# Task statement:
Each line that holds the word "this" counts once; report the total and nothing else.
━━━━━━━━
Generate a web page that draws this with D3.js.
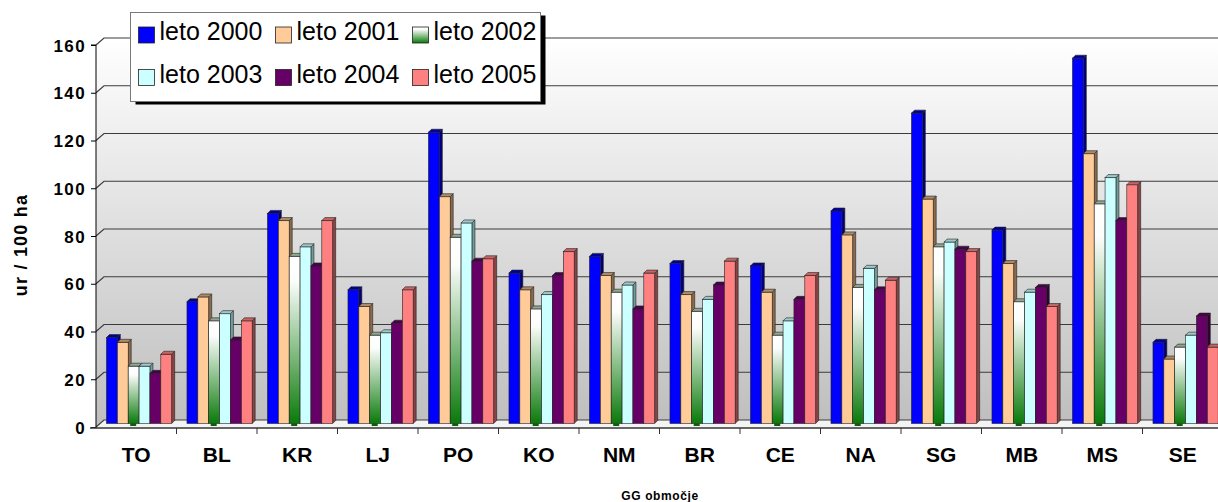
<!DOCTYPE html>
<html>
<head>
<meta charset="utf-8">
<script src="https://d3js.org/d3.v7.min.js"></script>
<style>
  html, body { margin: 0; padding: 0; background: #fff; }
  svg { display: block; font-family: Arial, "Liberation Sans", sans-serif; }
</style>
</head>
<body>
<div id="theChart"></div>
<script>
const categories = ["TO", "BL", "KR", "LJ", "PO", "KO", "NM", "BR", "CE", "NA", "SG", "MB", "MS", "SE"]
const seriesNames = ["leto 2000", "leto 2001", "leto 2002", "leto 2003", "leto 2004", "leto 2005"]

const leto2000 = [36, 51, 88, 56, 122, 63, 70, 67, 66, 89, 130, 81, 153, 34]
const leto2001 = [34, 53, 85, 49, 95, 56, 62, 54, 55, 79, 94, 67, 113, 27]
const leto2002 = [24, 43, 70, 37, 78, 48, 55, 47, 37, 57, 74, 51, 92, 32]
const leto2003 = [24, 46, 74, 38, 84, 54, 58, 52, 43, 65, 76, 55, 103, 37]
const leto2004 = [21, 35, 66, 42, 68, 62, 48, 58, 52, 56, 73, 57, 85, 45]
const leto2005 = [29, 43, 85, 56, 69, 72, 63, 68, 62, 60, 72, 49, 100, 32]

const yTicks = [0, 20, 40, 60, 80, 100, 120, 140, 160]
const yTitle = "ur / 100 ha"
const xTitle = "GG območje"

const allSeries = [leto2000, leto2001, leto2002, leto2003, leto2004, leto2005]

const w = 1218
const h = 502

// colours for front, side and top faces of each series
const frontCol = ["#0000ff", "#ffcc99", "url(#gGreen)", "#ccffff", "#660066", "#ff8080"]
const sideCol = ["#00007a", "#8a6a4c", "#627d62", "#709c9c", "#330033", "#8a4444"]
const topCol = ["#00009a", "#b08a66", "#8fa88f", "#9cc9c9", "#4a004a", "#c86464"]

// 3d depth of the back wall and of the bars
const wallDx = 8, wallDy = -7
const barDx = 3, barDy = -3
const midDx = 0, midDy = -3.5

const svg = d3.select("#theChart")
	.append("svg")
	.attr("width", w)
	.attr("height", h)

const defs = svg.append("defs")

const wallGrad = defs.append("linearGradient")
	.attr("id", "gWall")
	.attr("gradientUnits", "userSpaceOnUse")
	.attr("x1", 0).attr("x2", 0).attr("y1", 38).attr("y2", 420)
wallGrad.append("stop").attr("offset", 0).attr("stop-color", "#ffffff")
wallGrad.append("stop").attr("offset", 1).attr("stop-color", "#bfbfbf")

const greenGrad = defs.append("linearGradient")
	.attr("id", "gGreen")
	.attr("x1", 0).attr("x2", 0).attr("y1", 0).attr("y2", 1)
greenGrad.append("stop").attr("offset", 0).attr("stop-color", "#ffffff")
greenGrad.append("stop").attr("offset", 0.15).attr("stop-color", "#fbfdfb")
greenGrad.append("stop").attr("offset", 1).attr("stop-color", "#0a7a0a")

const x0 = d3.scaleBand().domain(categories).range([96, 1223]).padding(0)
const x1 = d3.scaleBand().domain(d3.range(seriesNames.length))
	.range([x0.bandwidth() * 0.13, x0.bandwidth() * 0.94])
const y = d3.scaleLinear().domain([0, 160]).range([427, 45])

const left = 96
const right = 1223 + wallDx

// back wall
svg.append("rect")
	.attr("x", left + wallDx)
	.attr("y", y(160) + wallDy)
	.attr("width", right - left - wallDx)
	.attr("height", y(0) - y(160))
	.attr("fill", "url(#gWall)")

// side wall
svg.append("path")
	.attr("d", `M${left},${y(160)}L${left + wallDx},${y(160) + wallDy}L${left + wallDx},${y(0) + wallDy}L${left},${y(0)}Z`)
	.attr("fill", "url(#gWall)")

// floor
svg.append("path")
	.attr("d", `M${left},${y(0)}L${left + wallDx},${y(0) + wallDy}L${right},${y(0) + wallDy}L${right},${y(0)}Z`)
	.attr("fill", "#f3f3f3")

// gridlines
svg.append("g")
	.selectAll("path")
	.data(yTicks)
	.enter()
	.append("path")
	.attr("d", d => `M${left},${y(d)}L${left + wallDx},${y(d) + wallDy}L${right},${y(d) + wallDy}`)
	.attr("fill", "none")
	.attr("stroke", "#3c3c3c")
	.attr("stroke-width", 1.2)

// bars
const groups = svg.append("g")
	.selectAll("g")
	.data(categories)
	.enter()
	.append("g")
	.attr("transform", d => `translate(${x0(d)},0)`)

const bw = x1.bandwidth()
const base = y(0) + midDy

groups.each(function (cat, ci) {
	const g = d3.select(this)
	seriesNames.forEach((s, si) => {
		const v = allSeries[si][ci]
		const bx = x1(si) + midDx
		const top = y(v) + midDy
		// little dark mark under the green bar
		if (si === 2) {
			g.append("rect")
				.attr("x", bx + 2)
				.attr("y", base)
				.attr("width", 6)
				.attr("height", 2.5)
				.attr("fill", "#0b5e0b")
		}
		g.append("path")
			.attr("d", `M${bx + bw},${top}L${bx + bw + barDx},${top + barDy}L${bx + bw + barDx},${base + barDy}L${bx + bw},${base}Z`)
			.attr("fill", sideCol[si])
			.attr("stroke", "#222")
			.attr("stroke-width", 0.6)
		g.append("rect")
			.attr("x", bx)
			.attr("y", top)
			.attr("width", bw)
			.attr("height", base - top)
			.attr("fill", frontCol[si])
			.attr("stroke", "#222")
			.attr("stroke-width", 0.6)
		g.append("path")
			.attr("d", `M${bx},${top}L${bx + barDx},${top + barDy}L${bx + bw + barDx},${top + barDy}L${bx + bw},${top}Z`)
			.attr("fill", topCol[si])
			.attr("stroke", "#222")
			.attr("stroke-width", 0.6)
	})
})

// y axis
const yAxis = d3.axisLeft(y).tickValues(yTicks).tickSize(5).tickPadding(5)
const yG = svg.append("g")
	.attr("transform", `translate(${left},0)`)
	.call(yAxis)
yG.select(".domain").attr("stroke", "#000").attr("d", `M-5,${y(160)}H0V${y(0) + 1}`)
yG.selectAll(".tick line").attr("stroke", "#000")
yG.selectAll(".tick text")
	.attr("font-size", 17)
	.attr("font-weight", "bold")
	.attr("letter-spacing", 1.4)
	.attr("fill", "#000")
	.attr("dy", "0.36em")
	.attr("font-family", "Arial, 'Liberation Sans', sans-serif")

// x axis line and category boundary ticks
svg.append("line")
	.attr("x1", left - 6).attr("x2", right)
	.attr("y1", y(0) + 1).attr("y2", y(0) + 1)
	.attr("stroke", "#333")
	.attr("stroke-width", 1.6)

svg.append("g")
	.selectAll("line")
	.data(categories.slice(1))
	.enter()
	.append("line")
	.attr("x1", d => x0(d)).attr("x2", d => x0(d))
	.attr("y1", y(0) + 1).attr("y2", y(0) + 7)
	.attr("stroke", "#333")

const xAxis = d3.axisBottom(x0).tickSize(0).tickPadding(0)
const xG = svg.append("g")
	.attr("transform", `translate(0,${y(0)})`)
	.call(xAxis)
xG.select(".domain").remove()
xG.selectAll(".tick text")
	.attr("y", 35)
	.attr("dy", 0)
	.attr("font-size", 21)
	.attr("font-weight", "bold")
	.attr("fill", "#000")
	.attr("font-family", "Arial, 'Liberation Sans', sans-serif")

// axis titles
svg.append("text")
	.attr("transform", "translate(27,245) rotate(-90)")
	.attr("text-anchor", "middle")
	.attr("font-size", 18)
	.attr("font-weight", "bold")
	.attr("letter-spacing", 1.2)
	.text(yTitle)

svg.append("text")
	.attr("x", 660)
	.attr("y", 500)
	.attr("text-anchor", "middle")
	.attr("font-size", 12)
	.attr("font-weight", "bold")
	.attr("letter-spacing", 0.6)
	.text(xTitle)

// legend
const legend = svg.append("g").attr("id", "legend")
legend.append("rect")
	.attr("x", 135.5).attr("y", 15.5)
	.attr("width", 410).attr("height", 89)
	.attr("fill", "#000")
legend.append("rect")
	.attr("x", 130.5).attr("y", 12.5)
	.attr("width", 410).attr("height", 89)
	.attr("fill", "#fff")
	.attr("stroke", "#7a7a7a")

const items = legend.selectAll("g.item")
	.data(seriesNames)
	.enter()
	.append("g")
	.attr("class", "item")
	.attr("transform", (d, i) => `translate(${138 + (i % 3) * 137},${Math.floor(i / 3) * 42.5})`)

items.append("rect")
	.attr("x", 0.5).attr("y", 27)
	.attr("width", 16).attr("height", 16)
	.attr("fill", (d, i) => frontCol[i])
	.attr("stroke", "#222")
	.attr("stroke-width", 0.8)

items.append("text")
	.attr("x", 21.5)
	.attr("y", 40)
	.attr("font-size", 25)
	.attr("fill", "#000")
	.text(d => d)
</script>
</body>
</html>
━━━━━━━━
# Response:
2